### Written task
Copy exactly the lines that run from the top of the listing to the line containing "22, 24, 15];", both ends included, and omit the pictures.
-------
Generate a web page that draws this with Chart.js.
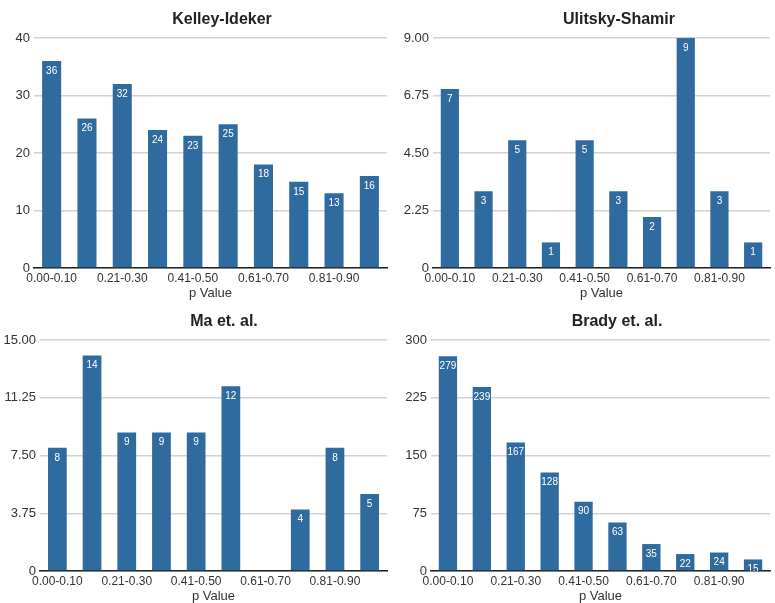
<!DOCTYPE html>
<html>
<head>
<meta charset="utf-8">
<script src="https://cdn.jsdelivr.net/npm/chart.js@4.4.0/dist/chart.umd.min.js"></script>
<style>
  body { margin: 0; background: #fff; }
  canvas { position: absolute; }
</style>
</head>
<body>
<canvas id="c1" width="390" height="300" style="left:0;top:0"></canvas>
<canvas id="c2" width="385" height="300" style="left:390px;top:0"></canvas>
<canvas id="c3" width="390" height="303" style="left:0;top:300px"></canvas>
<canvas id="c4" width="385" height="303" style="left:390px;top:300px"></canvas>
<script>
  var categories = ['0.00-0.10', '0.11-0.20', '0.21-0.30', '0.31-0.40', '0.41-0.50',
                    '0.51-0.60', '0.61-0.70', '0.71-0.80', '0.81-0.90', '0.91-1.00'];

  var kelleyValues = [36, 26, 32, 24, 23, 25, 18, 15, 13, 16];
  var ulitskyValues = [7, 3, 5, 1, 5, 3, 2, 9, 3, 1];
  var maValues = [8, 14, 9, 9, 9, 12, 0, 4, 8, 5];
  var bradyValues = [279, 239, 167, 128, 90, 63, 35, 22, 24, 15];

  var kelleyTicks = ['0', '10', '20', '30', '40'];
  var ulitskyTicks = ['0', '2.25', '4.50', '6.75', '9.00'];
  var maTicks = ['0', '3.75', '7.50', '11.25', '15.00'];
  var bradyTicks = ['0', '75', '150', '225', '300'];

  var barColor = '#2f6b9f';
  var font = 'Liberation Sans, Arial, Helvetica, sans-serif';

  // titre + valeurs dans les barres
  var barLabels = {
    id: 'barLabels',
    afterDatasetsDraw: function(chart, args, opts) {
      var ctx = chart.ctx;
      var area = chart.chartArea;
      var meta = chart.getDatasetMeta(0);
      var data = chart.data.datasets[0].data;
      ctx.save();
      ctx.beginPath();
      ctx.rect(area.left, area.top, area.right - area.left, area.bottom - area.top);
      ctx.clip();
      ctx.fillStyle = '#fff';
      ctx.font = '10px ' + font;
      ctx.textAlign = 'center';
      ctx.textBaseline = 'middle';
      meta.data.forEach(function(bar, i) {
        if (!data[i]) return;
        ctx.fillText(String(data[i]), bar.x, bar.y + 10);
      });
      ctx.restore();

      ctx.save();
      ctx.fillStyle = '#222';
      ctx.font = 'bold 16px ' + font;
      ctx.textAlign = 'center';
      ctx.textBaseline = 'middle';
      ctx.fillText(opts.text, opts.x, area.top - 18);
      ctx.restore();
    }
  };

  function makeChart(id, title, titleX, values, tickLabels, maxVal, axisWidth, padTop, padRight) {
    var step = maxVal / (tickLabels.length - 1);
    return new Chart(document.getElementById(id).getContext('2d'), {
      type: 'bar',
      data: {
        labels: categories,
        datasets: [{
          data: values,
          backgroundColor: barColor,
          borderWidth: 0,
          barPercentage: 0.54,
          categoryPercentage: 1
        }]
      },
      options: {
        responsive: false,
        animation: false,
        layout: { padding: { top: padTop, right: padRight, left: 0, bottom: 0 } },
        plugins: {
          legend: { display: false },
          tooltip: { enabled: false },
          barLabels: { text: title, x: titleX }
        },
        scales: {
          x: {
            grid: { display: false, drawTicks: false },
            border: { display: true, color: '#222', width: 1.5 },
            ticks: {
              color: '#333',
              font: { family: font, size: 12, lineHeight: 1 },
              padding: 5,
              maxRotation: 0,
              autoSkip: false,
              callback: function(v, i) { return i % 2 === 0 ? categories[i] : ''; }
            },
            title: {
              display: true,
              text: 'p Value',
              color: '#333',
              font: { family: font, size: 13, lineHeight: 1 },
              padding: { top: 5, bottom: 0 }
            },
            afterFit: function(scale) { scale.height = 32; }
          },
          y: {
            min: 0,
            max: maxVal,
            grid: { color: '#d2d2d2', lineWidth: 1.5, drawTicks: false },
            border: { display: false },
            ticks: {
              stepSize: step,
              color: '#333',
              font: { family: font, size: 13 },
              padding: 4,
              callback: function(v) { return tickLabels[Math.round(v / step)]; }
            },
            afterFit: function(scale) { scale.width = axisWidth; }
          }
        }
      },
      plugins: [barLabels]
    });
  }

  window.onload = function() {
    makeChart('c1', 'Kelley-Ideker', 222, kelleyValues, kelleyTicks, 40, 34, 38, 3);
    makeChart('c2', 'Ulitsky-Shamir', 229, ulitskyValues, ulitskyTicks, 9, 43, 38, 5);
    makeChart('c3', 'Ma et. al.', 224, maValues, maTicks, 15, 40, 40, 3);
    makeChart('c4', 'Brady et. al.', 227, bradyValues, bradyTicks, 300, 41, 40, 5);
  };
</script>
</body>
</html>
-------
### Response for this exercise
Generate a web page that draws this with Chart.js.
<!DOCTYPE html>
<html>
<head>
<meta charset="utf-8">
<script src="https://cdn.jsdelivr.net/npm/chart.js@4.4.0/dist/chart.umd.min.js"></script>
<style>
  body { margin: 0; background: #fff; }
  canvas { position: absolute; }
</style>
</head>
<body>
<canvas id="c1" width="390" height="300" style="left:0;top:0"></canvas>
<canvas id="c2" width="385" height="300" style="left:390px;top:0"></canvas>
<canvas id="c3" width="390" height="303" style="left:0;top:300px"></canvas>
<canvas id="c4" width="385" height="303" style="left:390px;top:300px"></canvas>
<script>
  var categories = ['0.00-0.10', '0.11-0.20', '0.21-0.30', '0.31-0.40', '0.41-0.50',
                    '0.51-0.60', '0.61-0.70', '0.71-0.80', '0.81-0.90', '0.91-1.00'];

  var kelleyValues = [36, 26, 32, 24, 23, 25, 18, 15, 13, 16];
  var ulitskyValues = [7, 3, 5, 1, 5, 3, 2, 9, 3, 1];
  var maValues = [8, 14, 9, 9, 9, 12, 0, 4, 8, 5];
  var bradyValues = [279, 239, 167, 128, 90, 63, 35, 22, 24, 15];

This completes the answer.